Estamos en una época de suma crisis, de mucho desconcierto, de inseguridades, de dolor, de pérdidas de valores y de recursos (unos y otros en cantidades ingentes), de falta de atenciones, de búsqueda de esencias en un período de mudanza que nos conduce a una absoluta transformación.
Es así, y duele que a veces tengamos que reconocer que nos superan las circunstancias. Es normal cuando se ponen en cuestión las bases, y nada crucial permanece como antes.
Dar al que no tiene, a quien posee menos que nosotros, a quien no consigue lo mínimo para vivir con dignidad, es una máxima que aparece en todas las religiones que se puedan calificar como tales en el mundo. Los últimos son el sostén de un ideario que trata de buscar, junto con la caridad en primera instancia, la justicia en el deambular cotidiano. En el frontispicio del comportamiento humano ha de palparse la generosidad. Sin ella no somos nada de valor. No es un tópico.
Las riquezas son relativas. No lo olvidemos. Por mucho que tengamos, si no somos capaces de dar a los demás, como se dice en “Las sandalias del pescador”, de nada nos sirve. Hemos de implicarnos por cuantos constituyen esa parte de la sociedad que, por muchas circunstancias, tiende a vivir en una marginalidad creciente por y en un sistema que no siempre se corrige por sí mismo, aunque nos insistan en ello.
Procuremos, por ende, ciertas valentías y renunciemos a inercias de soledad y de prevenciones sin futuro. La vida supone cambios, mudanzas con los demás, persecución de mejorías compartidas. Todo lo que no sea solidario y societario está condenado a perderse irremisiblemente.
Por ello, el consejo es que comprobemos las amistades, fomentemos sus presencias, sus gozos, sus fortunas, sus enseñanzas, y, paralelamente, hagamos caso al corazón con la mirada puesta en el porvenir de todos, eso sí, sin renunciar ni menoscabar los derechos de las minorías.
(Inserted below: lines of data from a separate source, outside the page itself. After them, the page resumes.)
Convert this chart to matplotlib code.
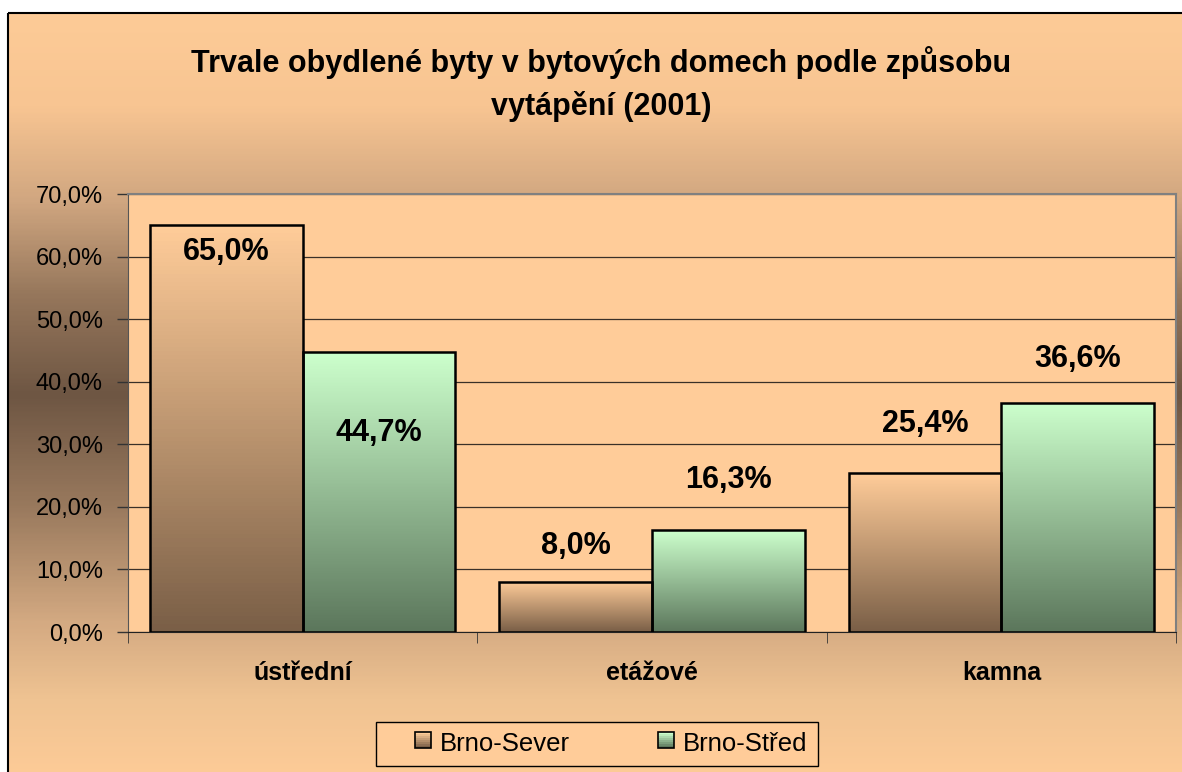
import numpy as np
import matplotlib.pyplot as plt
from matplotlib.colors import LinearSegmentedColormap
from matplotlib.legend_handler import HandlerBase
from matplotlib.patches import Rectangle

plt.rcParams['font.family'] = ['Liberation Sans', 'DejaVu Sans']

# data
kategorie = ["ústřední", "etážové", "kamna"]
serie = ["Brno-Sever", "Brno-Střed"]
brno_sever = [65.0, 8.0, 25.4]
brno_stred = [44.7, 16.3, 36.6]
osa_y = [0, 10, 20, 30, 40, 50, 60, 70]
titulek = "Trvale obydlené byty v bytových domech podle způsobu\nvytápění (2001)"

# barvy prechodu (nahore, dole)
barvy = [("#FFCC99", "#7A5F47"), ("#CCFFCC", "#5C775C")]
# posun popisku od vrcholu sloupce v bodech
posun = [[-19, 26, 35], [-58, 36, 32]]

W, H = 1182, 772
fig = plt.figure(figsize=(W / 100, H / 100), dpi=100)

# pozadi grafu s prechodem
bg = fig.add_axes([0, 0, 1, 1], zorder=-10)
bg.axis('off')
stops = [(0.0, "#FDCB97"), (0.12, "#F8C592"), (0.245, "#D0A680"),
         (0.37, "#95765B"), (0.50, "#6E5643"), (0.65, "#9A7A5E"),
         (0.80, "#D4AA82"), (0.90, "#EFC392"), (1.0, "#FDCB97")]
cm_bg = LinearSegmentedColormap.from_list("pozadi", stops)
grad = np.linspace(0, 1, 400).reshape(-1, 1)
bg.imshow(grad, cmap=cm_bg, aspect='auto', extent=[8, W + 5, H + 5, 13])
bg.add_patch(Rectangle((8, 13), W, H, fill=False, edgecolor='black', lw=1.5))
bg.set_xlim(0, W)
bg.set_ylim(H, 0)

fig.text(601 / W, 1 - 84 / H, titulek, ha='center', va='center',
         fontsize=22, fontweight='bold', linespacing=1.5)

ax = fig.add_axes([128 / W, 1 - 632 / H, 1048 / W, 438 / H])
ax.set_facecolor("#FFCC99")

x = np.arange(len(kategorie))
sirka = 0.437
for i, hodnoty in enumerate([brno_sever, brno_stred]):
    xs = x + (i - 0.5) * sirka
    bars = ax.bar(xs, hodnoty, width=sirka, facecolor='none', edgecolor='black',
                  linewidth=1.8, zorder=4)
    cm = LinearSegmentedColormap.from_list("s%d" % i, [barvy[i][1], barvy[i][0]])
    for b, v, p in zip(bars, hodnoty, posun[i]):
        x0 = b.get_x()
        im = ax.imshow(np.linspace(0, 1, 100).reshape(-1, 1), cmap=cm, aspect='auto',
                       extent=[x0, x0 + sirka, 0, v], origin='lower', zorder=3)
        im.set_clip_path(b)
        ax.annotate(("%.1f%%" % v).replace('.', ','), (b.get_x() + sirka / 2, v),
                    xytext=(0, p), textcoords='offset points', ha='center', va='center',
                    fontsize=22, fontweight='bold', zorder=5)

ax.set_xlim(-0.5, len(kategorie) - 0.5)
ax.set_ylim(0, 70)
ax.set_yticks(osa_y)
ax.set_yticklabels([("%.1f%%" % v).replace('.', ',') for v in osa_y], fontsize=17)
ax.yaxis.grid(True, color='#3a3028', linewidth=0.9)
ax.set_axisbelow(True)
ax.set_xticks(x)
ax.set_xticklabels(kategorie, fontsize=18, fontweight='bold')
ax.tick_params(axis='x', length=0, pad=21)
ax.set_xticks(np.arange(-0.5, len(kategorie)), minor=True)
ax.tick_params(axis='x', which='minor', length=8, color='#333333')
ax.tick_params(axis='y', length=8, width=1, pad=10, color='#333333')
for s in ['top', 'right']:
    ax.spines[s].set_color('#808080')
    ax.spines[s].set_linewidth(1.5)
ax.spines['left'].set_color('#555555')
ax.spines['bottom'].set_color('#222222')


class GradHandler(HandlerBase):
    def __init__(self, top, bottom):
        super().__init__()
        self.top, self.bottom = top, bottom

    def create_artists(self, legend, orig, xd, yd, w, h, fontsize, trans):
        cm = LinearSegmentedColormap.from_list("l", [self.bottom, self.top])
        s = 0.62 * fontsize
        x0 = xd + w - s
        y0 = yd + (h - s) / 2
        n = 8
        arts = []
        for k in range(n):
            arts.append(Rectangle((x0, y0 + s * k / n), s, s / n, facecolor=cm(k / (n - 1)),
                                  edgecolor='none', transform=trans))
        arts.append(Rectangle((x0, y0), s, s, fill=False, edgecolor='black', lw=1.2,
                              transform=trans))
        return arts


h1 = Rectangle((0, 0), 1, 1)
h2 = Rectangle((0, 0), 1, 1)
leg = fig.legend([h1, h2], serie, loc='center', bbox_to_anchor=(597 / W, 1 - 744 / H),
                 ncol=2, fontsize=18.5, frameon=True, fancybox=False, edgecolor='black',
                 facecolor='#FFCC99', framealpha=1, handlelength=1.75, handleheight=0.8,
                 handletextpad=0.35, columnspacing=2.3, borderpad=0.4,
                 handler_map={h1: GradHandler(*barvy[0]), h2: GradHandler(*barvy[1])})
leg.get_frame().set_linewidth(1.0)

fig.savefig("out.png", dpi=100)
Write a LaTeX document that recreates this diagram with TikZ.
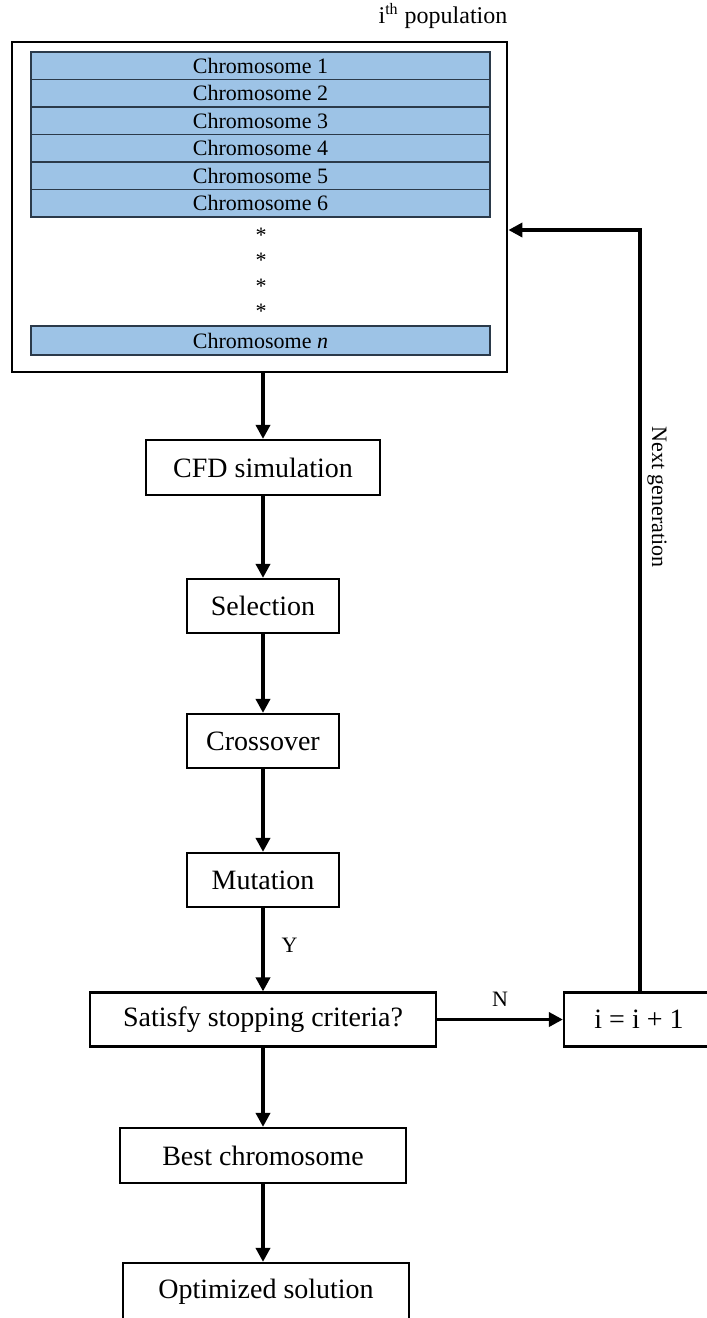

Cuando vemos hoy en día a compañeros que pierden sus trabajos, a sectores completos que agonizan, cuando nos enfrentamos a una inseguridad y a un miedo que nos hacen ser más débiles aún, cuando nos faltan las agallas suficientes para pensar en el medio o largo plazo, e incluso el corto recorrido nos rompe en mil pedazos, cuando todo esto es así, hemos de cambiar las reglas para preservar lo mejor de cuanto hemos conseguido a lo largo de la historia.
Sin miedo
Fundamentalmente, hemos de pretender que no nos fallen esos aspectos básicos de amistad, de amor, de entrega, de renuncia por los otros, que hacen que las sociedades tengan suficiencia y futuro. Un entorno que vive de medias verdades, de dejar atrás a los más desfavorecidos, de enrocarse en lo inmediato y urgente en vez de en lo importante para el colectivo, está condenado a un fracaso de difícil arreglo, pues la zozobra es, en sí, un gran problema, el problema. Como subrayaba Franklin Delano Roosevelt, a lo que más hay que temer es a sufrir el propio miedo. No dejemos que éste, con asomos de desilusión, se mueva a sus anchas. Aceptar el fracaso o la pérdida de antemano nunca es la solución. Jamás lo es.
No hay nada que rentabilicemos más que la confianza, que la fe en lo que otros nos pueden aportar, y en lo que nosotros podemos realizar por los demás. Miremos, analicemos y comprobemos que es de esta guisa. Por eso nos alegramos tanto de los premios, galardones y reconocimientos que cosechan ONG y organizaciones de calado altruista, porque en ellos nos vemos, o nos queremos ver, todos. Reflejan lo mejor del ser humano. Las tareas cotidianas han de transcurrir por ahí, si queremos legar algo de sensatez y de valor a nuestros hijos.